You're hair-splitting, simply to try to win the argument that for some reason, heading elements--it's even their name, mind you--should be paragraphs. Hell, why not divs, while you're at it? Blockquotes? Why bother to use any standardized elements or CSS????

A chapter number is just that--the number. The chapter title, generally, is the heading. An epigram is just that--the epigram. Simply being grouped together, at the top of a given page, doesn't make all the elements "the heading." I mean, do the first two data rows of a table qualify as "heading rows" just because they're NEAR the heading?

The chapter number can either be part of the heading--or not. Some people can and do have chapters like:

01. The Beginning

Some have them like so:

01
The Beginning

And some have them in other layouts. When, as a designer, you choose to separate your elements with a line (or however), then it's up to you to figure out how you wish to build your TOC. You're conflating that Sigil built-in TOC-making ability, with the functionality of headings as structural elements. If Jane the bookmaker wants to put her chapter number at the right-hand margin and her chapter title centered, that doesn't mean that some piece of software is meant to automagically compensate for the design decision. Nor does that choice abrogate the idea that the bloody heading is structural.


Quote:
Also, you have to use CSS shenanigans to harmonize the h# elements with its p preamble prohibiting top space, page break before etc.
WHAT? Nonsense. That's sheer silliness. You have no more, or fewer, CSS elements around headings than paragraph classes for that. The CSS, after all, is what YOU design. So your p class and your hx class could look exactly the same. It is you who decides the "harmonizing" of the two.

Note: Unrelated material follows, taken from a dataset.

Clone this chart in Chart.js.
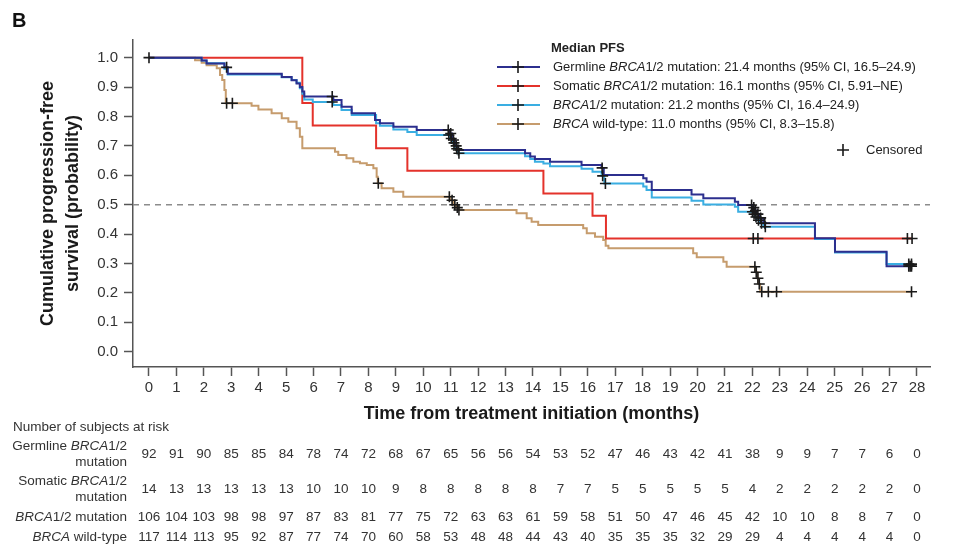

I mean...you're not using Sigil's built-in heading classes for styling, are you? (I've seen people do that and a loooong time ago, when Cap was 'learnin' me" the ropes, I originally started out, in my PG-bookmaking days, trying to use heading styles as graphic styles, rather than as structural elements, but I thought that the difference and distinction were fairly well understood now.) The CSS determines the styling! And as I said, whether you have p's, div's or headings there for the chapter head, the CSS would be exactly the same to "harmonize" it.

"Prohibiting top space, page break before..." I absolutely don't understand what you're talking about here. YOU decide the CSS. Why would you need more or less CSS for a heading than a paragraph than a div? While there are some nesting restrictions to choose from between those three, in reality, you could, if you really wanted to (NOT saying that this would be a good idea!!) use those interchangeably and make them all look and work exactly the same. In terms of appearance, I mean.

So...what are you talking about? Seriously. I'm trying to understand what you're saying.